Go Implementation: Sync vs. Async
Let's simulate this trade-off in Go. We'll compare a Strict Mode (Sync) against a Register-Only Mode (Async).
package main
import (
"context"
"fmt"
"sync"
"time"
)
// QuotaClient simulates a remote Quota Service with network latency
type QuotaClient struct {
mu sync.Mutex
}
// QuotaResult represents the response from the service
type QuotaResult struct {
Allowed bool
Latency time.Duration
}
func (c *QuotaClient) Acquire(ctx context.Context, id string) QuotaResult {
start := time.Now()
// Simulate Network IO: 100ms latency
select {
case <-time.After(100 * time.Millisecond):
return QuotaResult{Allowed: true, Latency: time.Since(start)}
case <-ctx.Done():
return QuotaResult{Allowed: false, Latency: time.Since(start)}
}
}
// Balancer simulates our Load Balancer / Gateway
type Balancer struct {
quotaClient *QuotaClient
// Mode toggle: true = Async Register-Only, false = Sync Strict
registerOnly bool
}
func (b *Balancer) HandleRequest(id string) {
if b.registerOnly {
b.handleAsync(id)
} else {
b.handleSync(id)
}
}
// Sync Mode: Block until quota is confirmed
// Downside: Latency spike, hard dependency
func (b *Balancer) handleSync(id string) {
start := time.Now()
// Timeout to prevent hanging indefinitely
ctx, cancel := context.WithTimeout(context.Background(), 200*time.Millisecond)
defer cancel()
result := b.quotaClient.Acquire(ctx, id)
if result.Allowed {
fmt.Printf("[Sync] Req %s: Quota OK (took %v), Processing...\n", id, time.Since(start))
} else {
fmt.Printf("[Sync] Req %s: Rate Limited or Timeout.\n", id)
}
}
// Async Mode: Fire-and-forget
// Upside: Zero added latency
func (b *Balancer) handleAsync(id string) {
start := time.Now()
// 1. Optimistic Execution: Process immediately
fmt.Printf("[Async] Req %s: Allowed (Non-blocking), Processing...\n", id)
// 2. Async Reporting: Report usage in background
// Note: In prod, use a worker pool/buffer to avoid unbounded goroutines
go func() {
ctx, cancel := context.WithTimeout(context.Background(), 1*time.Second)
defer cancel()
_ = b.quotaClient.Acquire(ctx, id)
// This report updates the global counter eventually
}()
// The user request completes in microseconds, ignoring the 100ms quota latency
fmt.Printf("[Async] Req %s: Done (Main path latency: %v)\n", id, time.Since(start))
}
func main() {
client := &QuotaClient{}
fmt.Println("--- Scenario A: Sync Strict Mode (Safety First) ---")
balancerSync := &Balancer{quotaClient: client, registerOnly: false}
balancerSync.HandleRequest("REQ-001")
fmt.Println("\n--- Scenario B: Async Register-Only Mode (Performance First) ---")
balancerAsync := &Balancer{quotaClient: client, registerOnly: true}
balancerAsync.HandleRequest("REQ-002")
// Wait for async goroutine to finish for demo purposes
time.Sleep(200 * time.Millisecond)
fmt.Println("\nEnd of Demo.")
}Results
--- Scenario A: Sync Strict Mode (Safety First) ---
[Sync] Req REQ-001: Quota OK (took 100.12ms), Processing...
--- Scenario B: Async Register-Only Mode (Performance First) ---
[Async] Req REQ-002: Allowed (Non-blocking), Processing...
[Async] Req REQ-002: Done (Main path latency: 45µs)The difference is stark.
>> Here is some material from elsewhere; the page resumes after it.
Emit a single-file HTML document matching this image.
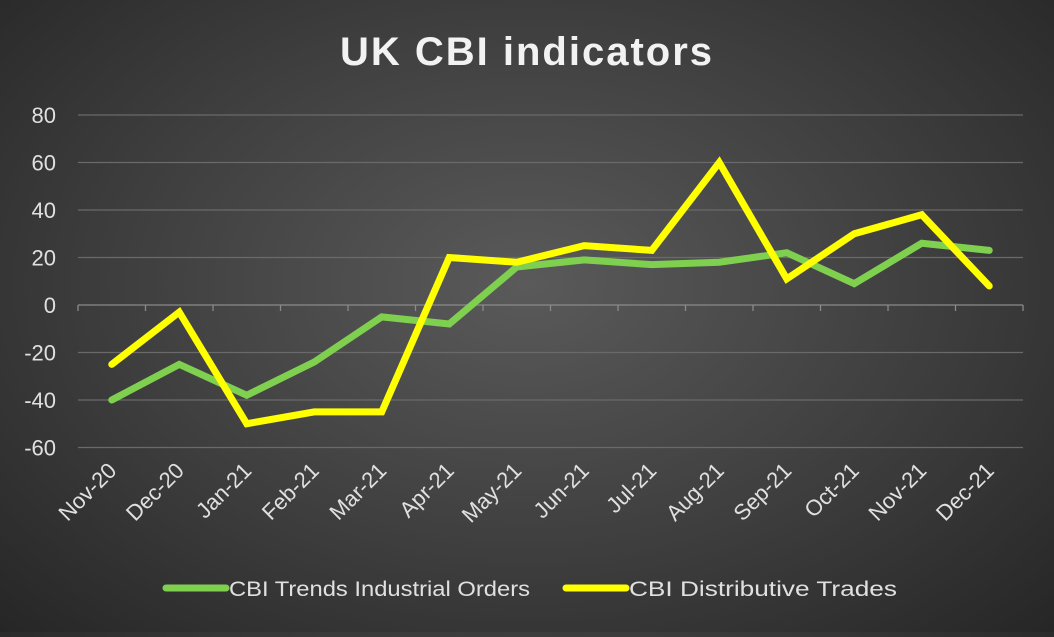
<!DOCTYPE html>
<html><head><meta charset="utf-8"><style>
html,body{margin:0;padding:0;}
body{width:1054px;height:632px;overflow:hidden;background:radial-gradient(ellipse at 50% 45%,#5a5a5a 0%,#3e3e3e 55%,#262626 100%);font-family:"Liberation Sans",sans-serif;}
</style></head><body>
<svg width="1054" height="632" xmlns="http://www.w3.org/2000/svg" id="c">
<text x="527" y="65" fill="#f2f2f2" font-size="40" font-weight="bold" text-anchor="middle" letter-spacing="2">UK CBI indicators</text>
<g id="grid"></g><g id="lines"></g><g id="xl"></g>
<g>
<line x1="166" y1="588" x2="226" y2="588" stroke="#7fd04f" stroke-width="7" stroke-linecap="round"/>
<text x="229" y="596" fill="#e0e0e0" font-size="21" textLength="301" lengthAdjust="spacingAndGlyphs">CBI Trends Industrial Orders</text>
<line x1="566" y1="588" x2="626" y2="588" stroke="#ffff00" stroke-width="7" stroke-linecap="round"/>
<text x="629" y="596" fill="#e0e0e0" font-size="21" textLength="268" lengthAdjust="spacingAndGlyphs">CBI Distributive Trades</text>
</g>
</svg>
<script>
const categories=["Nov-20","Dec-20","Jan-21","Feb-21","Mar-21","Apr-21","May-21","Jun-21","Jul-21","Aug-21","Sep-21","Oct-21","Nov-21","Dec-21"];
const industrial=[-40,-25,-38,-24,-5,-8,16,19,17,18,22,9,26,23];
const distributive=[-25,-3,-50,-45,-45,20,18,25,23,60,11,30,38,8];
const yTicks=[80,60,40,20,0,-20,-40,-60];
const NS="http://www.w3.org/2000/svg";
const x0=78,band=67.5;
const xS=i=>x0+band*(i+0.5);
const yS=v=>305-v*2.375;
function mk(t,a,p){const e=document.createElementNS(NS,t);for(const k in a)e.setAttribute(k,a[k]);p.appendChild(e);return e;}
const g=document.getElementById('grid');
yTicks.forEach(v=>{
 const l=mk('line',{x1:x0,x2:x0+band*categories.length,y1:yS(v),y2:yS(v),stroke:v===0?'#8a8a8a':'#6a6a6a','stroke-width':1.3},g);
 
 
 const t=mk('text',{x:56,y:yS(v)+8,fill:'#e0e0e0','font-size':22,'text-anchor':'end'},g);
 t.textContent=v;
 
 
});
for(let i=0;i<=categories.length;i++){
 const tk=mk('line',{x1:x0+band*i,x2:x0+band*i,y1:yS(0),y2:yS(0)+6,stroke:'#8a8a8a','stroke-width':1.3},g);
 
 
}
const ln=document.getElementById('lines');
[[industrial,'#7fd04f','industrial-orders-line'],[distributive,'#ffff00','distributive-trades-line']].forEach(([d,c,n])=>{
 const p=mk('polyline',{points:d.map((v,i)=>xS(i)+','+yS(v)).join(' '),fill:'none',stroke:c,'stroke-width':7,'stroke-linejoin':'miter','stroke-linecap':'round'},ln);
 
 
});
const xl=document.getElementById('xl');
categories.forEach((c,i)=>{
 const x=xS(i)+6,y=472;
 const t=mk('text',{x:x,y:y,fill:'#e0e0e0','font-size':22,'text-anchor':'end',transform:`rotate(-45 ${x} ${y})`},xl);
 t.textContent=c;
 
 
});
</script>
</body></html>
Sync mode forces a 100ms penalty on every request. Async mode completes in 45µs—orders of magnitude faster.
Conclusion
There is no "perfect" rate limiter.
- If you are building a Payment Gateway, you likely need Strict Mode. The cost of an accidental over-limit transaction is high (consistency matters most).
- If you are building a High-Traffic API Gateway, blocking user requests for a counter check is often unacceptable. Register-Only Mode is the pragmatic choice: it protects the backend from sustained overload while keeping the happy path strictly low-latency.
Engineering is about choosing the right trade-off for the right problem.